We're talking a flashback or a cutscene every ten to fifteen seconds or less. Not just at the beginning of the game either, this density/frequency of flashbacks and cutscenes keeps up into the caves. It just never. lets. up. On top of this the main character is very talkative. Normally a good thing when that's the sole or primary mode of exposition but on top of everything else? She never shuts up, commenting frivolously on every little thing she does, like finding matches. Who is she talking to?

Why is it like this? SOMA wasn't like this. The flashbacks were optional, you activated them by using the data recorders. Simon talks much more than Philip or Daniel did before him but it's still mercifully infrequent. The exposition is mainly "show, don't tell" in the form in in-world interactions with the mockingbirds, in-world physical clues, conversations with Catherine, stuff you (voluntarily!) read on computer monitors and so forth.

Has Frictional gotten up their own ass? Are they so impressed with their own writing that they see Rebirth as a story first and a game second? One which makes absolutely sure you don't miss even the smallest detail of the plot, even though the constant exposition is very intrusive and immersion breaking? This is Hideo Kojima or Square territory.

Frictional should make a movie if they want to tell a story without gameplay getting in the way. Or they should make a game, which necessarily entails balancing gameplay with exposition, and (as SOMA did) finding unobtrusive means of communicating the plot. Clues, notes, conversations. Not unskippable info-dumps unrelentingly foisted on the player.

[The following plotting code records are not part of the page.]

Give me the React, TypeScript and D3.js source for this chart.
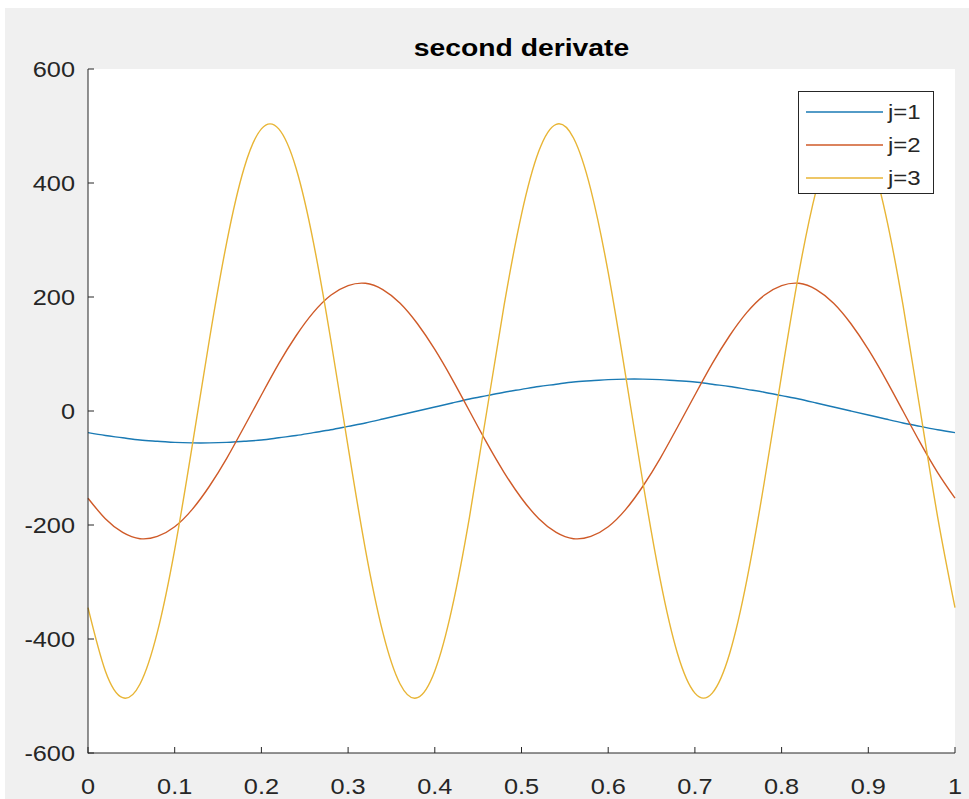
import * as d3 from 'd3';
import React, { useRef, useEffect } from 'react';

// values, x step 0.02
const xs = d3.range(0, 51).map((i) => i / 50);

const j1 = [
    -38, -43, -47, -51, -53, -55, -56, -56, -55, -53, -51, -47, -43, -38, -33, -27, -21, -14, -7, 0,
    7, 14, 21, 27, 33, 38, 43, 47, 51, 53, 55, 56, 56, 55, 53, 51, 47, 43, 38, 33,
    27, 21, 14, 7, 0, -7, -14, -21, -27, -33, -38,
];

const j2 = [
    -153, -189, -213, -224, -220, -203, -173, -132, -83, -28, 28, 83, 132, 173, 203, 220, 224, 213, 189, 153,
    108, 56, 0, -56, -108, -153, -189, -213, -224, -220, -203, -173, -132, -83, -28, 28, 83, 132, 173, 203,
    220, 224, 213, 189, 153, 108, 56, 0, -56, -108, -153,
];

const j3 = [
    -345, -456, -503, -479, -388, -243, -63, 125, 296, 426, 495, 495, 426, 296, 125, -63, -243, -388, -479, -503,
    -456, -345, -186, 0, 186, 345, 456, 503, 479, 388, 243, 63, -125, -296, -426, -495, -495, -426, -296, -125,
    63, 243, 388, 479, 503, 456, 345, 186, 0, -186, -345,
];

const seriesNames = ['j=1', 'j=2', 'j=3'];
const seriesValues = [j1, j2, j3];
const seriesColors = ['#1a7ab4', '#cf5a28', '#e8b535'];

const xTicks = [0, 0.1, 0.2, 0.3, 0.4, 0.5, 0.6, 0.7, 0.8, 0.9, 1];
const yTicks = [-600, -400, -200, 0, 200, 400, 600];

const App = () => {
    const svgRef = useRef<SVGSVGElement>(null);

    useEffect(() => {
        document.body.style.margin = '0';
        const svg = d3.select(svgRef.current);
        svg.selectAll('*').remove();

        const W = 969;
        const H = 799;
        const plot = { left: 88, right: 955, top: 69, bottom: 753 };
        const axisColor = '#262626';
        const font = 'Liberation Sans, Arial, sans-serif';

        svg.append('rect').attr('x', 0).attr('y', 0).attr('width', W).attr('height', H).attr('fill', '#ffffff');
        svg.append('rect').attr('x', 5).attr('y', 8).attr('width', W - 5).attr('height', H - 8).attr('fill', '#f0f0f0');

        const x = d3.scaleLinear().domain([0, 1]).range([plot.left, plot.right]);
        const y = d3.scaleLinear().domain([-600, 600]).range([plot.bottom, plot.top]);

        svg.append('rect')
            .attr('x', plot.left)
            .attr('y', plot.top)
            .attr('width', plot.right - plot.left)
            .attr('height', plot.bottom - plot.top)
            .attr('fill', '#ffffff');

        // lines
        const line = d3
            .line<number>()
            .x((d, i) => x(xs[i]))
            .y((d) => y(d))
            .curve(d3.curveNatural);

        const gLines = svg.append('g').attr('class', 'lines');
        seriesValues.forEach((vals, k) => {
            gLines.append('path')
                .attr('d', line(vals))
                .attr('fill', 'none')
                .attr('stroke', seriesColors[k])
                .attr('stroke-width', 1.4);
        });

        // axes (left + bottom, ticks inward)
        const gAxis = svg.append('g').attr('class', 'axes');
        gAxis.append('line')
            .attr('x1', plot.left).attr('x2', plot.left)
            .attr('y1', plot.top).attr('y2', plot.bottom + 0.5)
            .attr('stroke', axisColor);
        gAxis.append('line')
            .attr('x1', plot.left).attr('x2', plot.right)
            .attr('y1', plot.bottom).attr('y2', plot.bottom)
            .attr('stroke', axisColor);

        xTicks.forEach((t) => {
            gAxis.append('line')
                .attr('x1', x(t)).attr('x2', x(t))
                .attr('y1', plot.bottom).attr('y2', plot.bottom - 6)
                .attr('stroke', axisColor);
            gAxis.append('text')
                .attr('transform', `translate(${x(t)}, 794) scale(1.15, 1)`)
                .attr('text-anchor', 'middle')
                .attr('font-family', font)
                .attr('font-size', 22)
                .attr('fill', axisColor)
                .text(String(t));
        });

        yTicks.forEach((t) => {
            gAxis.append('line')
                .attr('x1', plot.left).attr('x2', plot.left + 6)
                .attr('y1', y(t)).attr('y2', y(t))
                .attr('stroke', axisColor);
            gAxis.append('text')
                .attr('transform', `translate(75, ${y(t) + 8}) scale(1.15, 1)`)
                .attr('text-anchor', 'end')
                .attr('font-family', font)
                .attr('font-size', 22)
                .attr('fill', axisColor)
                .text(String(t));
        });

        // title
        svg.append('text')
            .attr('transform', `translate(${(plot.left + plot.right) / 2}, 56) scale(1.18, 1)`)
            .attr('text-anchor', 'middle')
            .attr('font-family', font)
            .attr('font-weight', 'bold')
            .attr('font-size', 24)
            .attr('fill', '#000000')
            .text('second derivate');

        // legend
        const gLegend = svg.append('g').attr('class', 'legend');
        gLegend.append('rect')
            .attr('x', 798.5).attr('y', 91.5)
            .attr('width', 135).attr('height', 102)
            .attr('fill', '#ffffff')
            .attr('stroke', axisColor);
        seriesNames.forEach((name, k) => {
            const ly = 112 + k * 33;
            gLegend.append('line')
                .attr('x1', 806).attr('x2', 883)
                .attr('y1', ly).attr('y2', ly)
                .attr('stroke', seriesColors[k])
                .attr('stroke-width', 1.4);
            gLegend.append('text')
                .attr('transform', `translate(888, ${ly + 7}) scale(1.2, 1)`)
                .attr('font-family', font)
                .attr('font-size', 20)
                .attr('fill', axisColor)
                .text(name);
        });
    }, []);

    return <svg ref={svgRef} width={969} height={799} style={{ display: 'block' }} />;
};

export default App;
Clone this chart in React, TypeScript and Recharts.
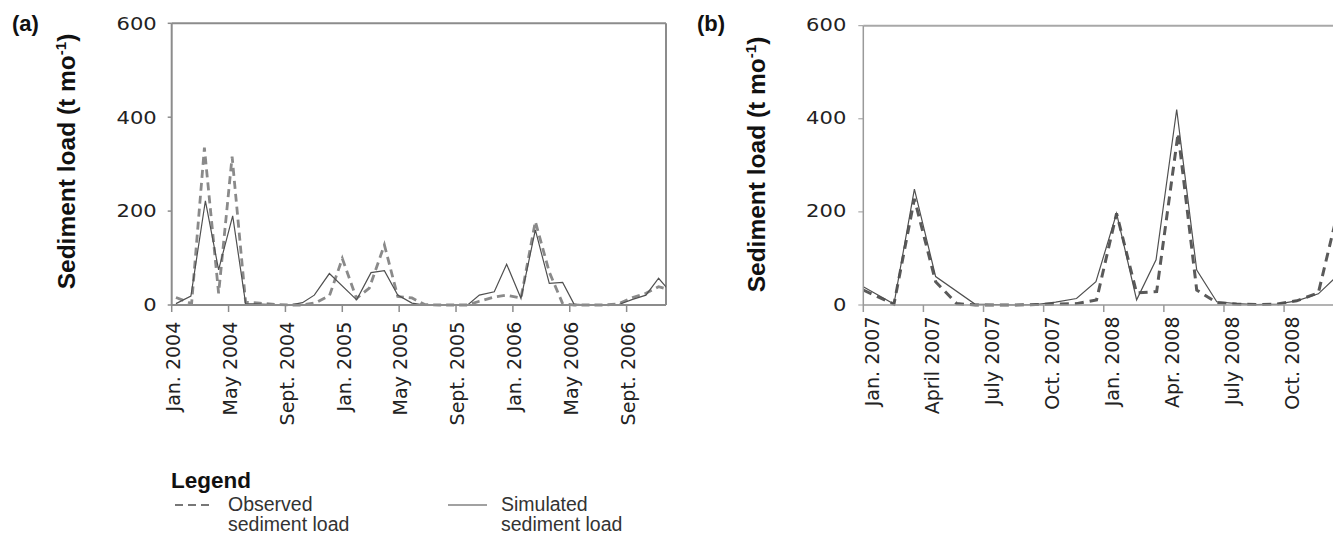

I am heartbroken that such a small, simple miscalculation has ruined what otherwise looks to be a very competently made game for me. And from my absolute favorite developer, no less. How, in between SOMA and Amnesia: ReBirth, did they forget how to handle exposition without breaking immersion? It was done so perfectly in SOMA. This is a tremendous step backwards for Frictional. I regret I will never enjoy what the rest of the game has to offer just because of the constant, intrusive exposition.
Publicado a 20 de Outubro de 2020.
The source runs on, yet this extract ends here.